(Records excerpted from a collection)
○ ○ ○ ○ ○
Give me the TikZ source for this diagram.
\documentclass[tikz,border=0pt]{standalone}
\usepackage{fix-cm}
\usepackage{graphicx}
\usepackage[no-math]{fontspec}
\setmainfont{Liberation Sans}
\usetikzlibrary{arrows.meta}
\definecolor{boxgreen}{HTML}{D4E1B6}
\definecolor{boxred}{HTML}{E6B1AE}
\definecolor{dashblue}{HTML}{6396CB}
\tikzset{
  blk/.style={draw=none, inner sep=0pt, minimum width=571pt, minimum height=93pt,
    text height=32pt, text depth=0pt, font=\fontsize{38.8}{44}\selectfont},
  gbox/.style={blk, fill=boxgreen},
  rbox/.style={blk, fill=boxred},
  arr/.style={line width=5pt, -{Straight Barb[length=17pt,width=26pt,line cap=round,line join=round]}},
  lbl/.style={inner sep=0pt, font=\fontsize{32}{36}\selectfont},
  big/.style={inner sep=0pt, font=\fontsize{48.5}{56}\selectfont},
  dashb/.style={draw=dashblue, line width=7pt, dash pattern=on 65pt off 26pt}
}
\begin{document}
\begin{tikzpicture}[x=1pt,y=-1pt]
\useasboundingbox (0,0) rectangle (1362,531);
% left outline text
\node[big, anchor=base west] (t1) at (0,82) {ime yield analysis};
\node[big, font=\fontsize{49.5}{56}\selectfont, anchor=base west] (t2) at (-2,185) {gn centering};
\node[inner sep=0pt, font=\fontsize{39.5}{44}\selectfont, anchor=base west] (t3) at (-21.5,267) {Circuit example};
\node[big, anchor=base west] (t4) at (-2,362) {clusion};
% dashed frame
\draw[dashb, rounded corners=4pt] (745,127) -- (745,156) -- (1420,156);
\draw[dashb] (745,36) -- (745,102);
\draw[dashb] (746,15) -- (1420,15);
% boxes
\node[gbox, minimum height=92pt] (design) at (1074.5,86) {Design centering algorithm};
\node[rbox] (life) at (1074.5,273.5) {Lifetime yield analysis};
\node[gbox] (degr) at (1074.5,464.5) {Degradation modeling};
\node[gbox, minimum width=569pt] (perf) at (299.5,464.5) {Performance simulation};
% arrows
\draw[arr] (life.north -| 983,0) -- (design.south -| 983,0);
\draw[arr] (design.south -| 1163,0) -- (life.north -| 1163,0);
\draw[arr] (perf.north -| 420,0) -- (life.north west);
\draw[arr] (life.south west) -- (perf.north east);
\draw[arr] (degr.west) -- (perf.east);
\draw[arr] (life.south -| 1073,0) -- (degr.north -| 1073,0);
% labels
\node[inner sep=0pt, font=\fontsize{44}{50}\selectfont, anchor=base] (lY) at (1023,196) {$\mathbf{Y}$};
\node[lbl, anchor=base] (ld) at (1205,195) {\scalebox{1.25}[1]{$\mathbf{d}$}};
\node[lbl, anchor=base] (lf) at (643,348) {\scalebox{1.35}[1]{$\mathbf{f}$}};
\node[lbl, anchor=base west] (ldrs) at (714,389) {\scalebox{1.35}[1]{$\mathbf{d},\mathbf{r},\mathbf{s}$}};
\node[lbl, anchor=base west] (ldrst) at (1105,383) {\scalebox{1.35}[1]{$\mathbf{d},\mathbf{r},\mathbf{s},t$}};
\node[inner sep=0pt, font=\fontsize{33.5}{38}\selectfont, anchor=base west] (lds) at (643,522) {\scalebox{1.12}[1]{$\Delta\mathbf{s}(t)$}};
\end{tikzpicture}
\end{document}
○ ○ ○ ○ ○
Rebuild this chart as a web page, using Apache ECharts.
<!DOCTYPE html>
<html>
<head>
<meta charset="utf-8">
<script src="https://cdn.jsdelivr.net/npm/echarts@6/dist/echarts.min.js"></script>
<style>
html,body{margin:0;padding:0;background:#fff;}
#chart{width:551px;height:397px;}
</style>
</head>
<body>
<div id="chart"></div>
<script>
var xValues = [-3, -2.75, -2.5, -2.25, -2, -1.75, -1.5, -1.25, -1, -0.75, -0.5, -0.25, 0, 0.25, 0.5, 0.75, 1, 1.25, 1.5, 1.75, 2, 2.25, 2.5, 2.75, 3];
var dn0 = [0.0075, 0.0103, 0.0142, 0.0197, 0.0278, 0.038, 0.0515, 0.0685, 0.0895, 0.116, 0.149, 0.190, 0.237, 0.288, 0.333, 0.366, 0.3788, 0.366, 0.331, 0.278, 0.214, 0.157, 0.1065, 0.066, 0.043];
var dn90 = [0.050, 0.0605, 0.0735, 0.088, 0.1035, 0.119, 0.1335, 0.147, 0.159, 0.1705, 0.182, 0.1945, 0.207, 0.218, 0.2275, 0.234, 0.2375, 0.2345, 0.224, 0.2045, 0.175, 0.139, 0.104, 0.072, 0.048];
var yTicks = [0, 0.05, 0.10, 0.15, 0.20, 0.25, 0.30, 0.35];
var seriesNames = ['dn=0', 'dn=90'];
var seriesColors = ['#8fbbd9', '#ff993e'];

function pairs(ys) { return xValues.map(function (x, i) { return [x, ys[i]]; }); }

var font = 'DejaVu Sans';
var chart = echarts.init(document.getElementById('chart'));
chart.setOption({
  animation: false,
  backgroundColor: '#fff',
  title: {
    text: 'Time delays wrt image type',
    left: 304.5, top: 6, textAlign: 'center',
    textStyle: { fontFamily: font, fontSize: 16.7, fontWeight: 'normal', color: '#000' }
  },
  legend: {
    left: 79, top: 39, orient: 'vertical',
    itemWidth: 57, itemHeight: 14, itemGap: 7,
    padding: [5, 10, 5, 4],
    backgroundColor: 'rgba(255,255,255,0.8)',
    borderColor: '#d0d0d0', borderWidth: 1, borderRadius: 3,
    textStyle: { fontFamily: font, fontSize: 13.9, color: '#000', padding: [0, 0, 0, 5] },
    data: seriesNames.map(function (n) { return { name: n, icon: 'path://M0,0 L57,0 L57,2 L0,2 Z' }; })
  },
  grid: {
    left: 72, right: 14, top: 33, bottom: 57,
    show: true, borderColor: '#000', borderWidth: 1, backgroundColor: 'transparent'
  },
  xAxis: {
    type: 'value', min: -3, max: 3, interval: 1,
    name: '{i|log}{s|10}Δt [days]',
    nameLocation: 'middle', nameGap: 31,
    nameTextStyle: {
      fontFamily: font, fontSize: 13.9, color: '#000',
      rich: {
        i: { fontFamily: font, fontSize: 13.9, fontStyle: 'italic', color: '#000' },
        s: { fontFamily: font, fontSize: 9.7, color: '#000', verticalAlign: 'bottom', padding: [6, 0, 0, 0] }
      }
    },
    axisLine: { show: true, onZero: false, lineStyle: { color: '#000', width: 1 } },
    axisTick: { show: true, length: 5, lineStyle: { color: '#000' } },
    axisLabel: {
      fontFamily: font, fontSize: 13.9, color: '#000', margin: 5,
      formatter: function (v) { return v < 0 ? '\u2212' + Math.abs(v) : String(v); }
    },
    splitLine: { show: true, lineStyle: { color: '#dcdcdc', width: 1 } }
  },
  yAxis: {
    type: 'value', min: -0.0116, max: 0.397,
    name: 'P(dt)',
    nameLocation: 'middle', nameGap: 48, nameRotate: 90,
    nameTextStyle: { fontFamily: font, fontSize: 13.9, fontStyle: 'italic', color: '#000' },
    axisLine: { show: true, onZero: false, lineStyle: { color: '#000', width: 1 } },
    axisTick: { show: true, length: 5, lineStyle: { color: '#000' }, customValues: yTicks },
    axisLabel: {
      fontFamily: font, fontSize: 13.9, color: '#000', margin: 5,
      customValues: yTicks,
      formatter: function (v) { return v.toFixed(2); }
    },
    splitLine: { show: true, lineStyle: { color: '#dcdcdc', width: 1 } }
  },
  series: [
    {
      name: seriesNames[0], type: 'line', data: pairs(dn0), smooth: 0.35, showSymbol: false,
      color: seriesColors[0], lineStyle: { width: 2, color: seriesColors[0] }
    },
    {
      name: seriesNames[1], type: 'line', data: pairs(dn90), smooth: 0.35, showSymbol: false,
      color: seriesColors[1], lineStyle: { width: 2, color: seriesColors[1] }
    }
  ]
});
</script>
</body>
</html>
○ ○ ○ ○ ○
WHAT IS EXPECTED —
Which lines in the data above contain "this"? Show each one.

THE RESPONSE —
Give me the TikZ source for this diagram.
Rebuild this chart as a web page, using Apache ECharts.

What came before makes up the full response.